フェラーリはエースとセカンドを明確に分け、徹底するチームであるが、それ故に昨年はメルセデスとの距離が空いてしまった印象だ。2019開幕当初、ベッテルがエース、ルクレールがセカンドという立場で始まったフェラーリ。ベッテルよりルクレールの方がペースが良くても、エースであるベッテルを優先してしまったがために、チャンスを消してしまうレースがシーズン通して多く見られた。

中盤以降はフラットな立場にして戦わせたものの、お互い意地を張り過ぎて同士討ちやチャンスを潰し合ってしまうなどうまくいかなかった。結局フェラーリにチームオーダーが必要であることは変わりないのだが、どちらを優先させるかはレース毎にドライバー2人の調子を見て判断する方が良いかもしれない。シーズン通してエース、セカンドを固定してしまうと昨年のような失敗を繰り返してしまうだろう。

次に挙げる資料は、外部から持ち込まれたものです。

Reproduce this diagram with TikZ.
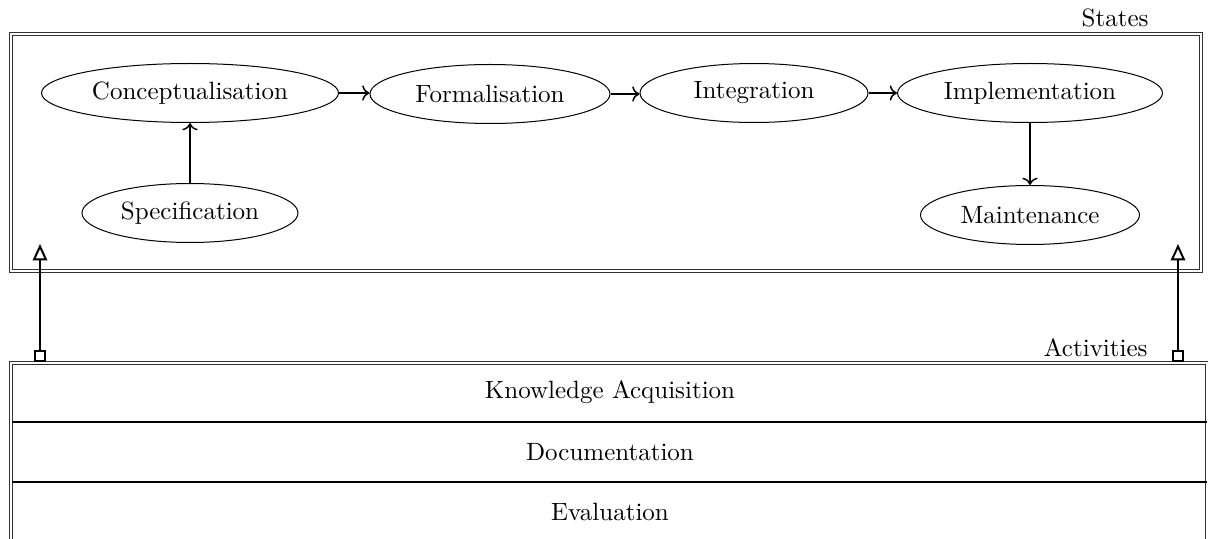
\documentclass[tikz,border=0pt]{standalone}
\usetikzlibrary{arrows.meta,shapes.geometric}
\begin{document}
\begin{tikzpicture}[x=0.4pt,y=-0.4pt,
  state/.style={draw,ellipse,inner sep=0pt,minimum height=23.6pt},
  flow/.style={-To,semithick},
  link/.style={{Square[open,length=4.8pt,width=4.8pt]}-{Triangle[open,length=6.6pt,width=5.8pt]},thick},
  frame/.style={draw=black!80,double,double distance=0.6pt,line width=0.4pt},
  rowline/.style={draw,line width=0.45pt},
  lab/.style={inner sep=0pt}]
\useasboundingbox (0,0) rectangle (1208,539);
\clip (0,0) rectangle (1208,539);
% States frame
\draw[frame] (11,34) rectangle (1201,271);
\node[lab,anchor=base east] (stlab) at (1149,27) {States};
% states
\node[state,minimum width=118.8pt] (con) at (190,93) {Conceptualisation};
\node[state,minimum width=96pt] (for) at (490,94) {Formalisation};
\node[state,minimum width=91.2pt] (int) at (754,93) {Integration};
\node[state,minimum width=106pt] (imp) at (1030,93) {Implementation};
\node[state,minimum width=86.4pt] (spe) at (190,213) {Specification};
\node[state,minimum width=87.6pt] (mai) at (1030,215) {Maintenance};
\draw[flow] (con.east) -- (con.east -| for.west);
\draw[flow] (for.east) -- (for.east -| int.west);
\draw[flow] (int.east) -- (imp.west);
\draw[flow] (spe) -- (con);
\draw[flow] (imp) -- (mai);
% Activities frame
\draw[frame] (11,363) rectangle (1207,560);
\node[lab,anchor=base east] (aclab) at (1148,356) {Activities};
\coordinate (r1) at (12,422);
\coordinate (r1e) at (1207,422);
\coordinate (r2) at (12,482);
\coordinate (r2e) at (1207,482);
\draw[rowline] (r1) -- (r1e);
\draw[rowline] (r2) -- (r2e);
\node (ka) at (610,392) {Knowledge Acquisition};
\node (doc) at (610,452) {Documentation};
\node (eva) at (610,512) {Evaluation};
% links
\coordinate (l0) at (40,362);
\coordinate (l1) at (40,244);
\coordinate (r0) at (1178,362);
\coordinate (r1t) at (1178,244);
\draw[link] (l0) -- (l1);
\draw[link] (r0) -- (r1t);
\end{tikzpicture}
\end{document}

2019年はフェラーリにとって新体制初年度でもあった。長年フェラーリで活躍したベテラン、キミ・ライコネンが抜けルクレールが加入、スポーティングディレクターとしてFIA国際自動車連盟のセキュリティ・ディレクターを務めていたローラン・メキーズを起用、そして新たにチーム代表としてマッティア・ビノットが昇格するなど大きな変化があったのだ。

チーム代表のビノットはシーズン終了後に敗因は経験だったと分析した。これまでエース、セカンドはベテランのライコネンがベッテルに譲り献身的なサポートをしていたため問題がなかったが、ルクレールという若いドライバーではそうはいかない。さらに重要な役職に変更があったことも作戦、戦略ミスが目立った理由の一つではないだろうか。

しかし今年は2年目で言い訳はできない。メルセデスを倒すには去年同様速いマシンを用意したうえで、失敗を活かし、ミスを減らすことが絶対条件となる。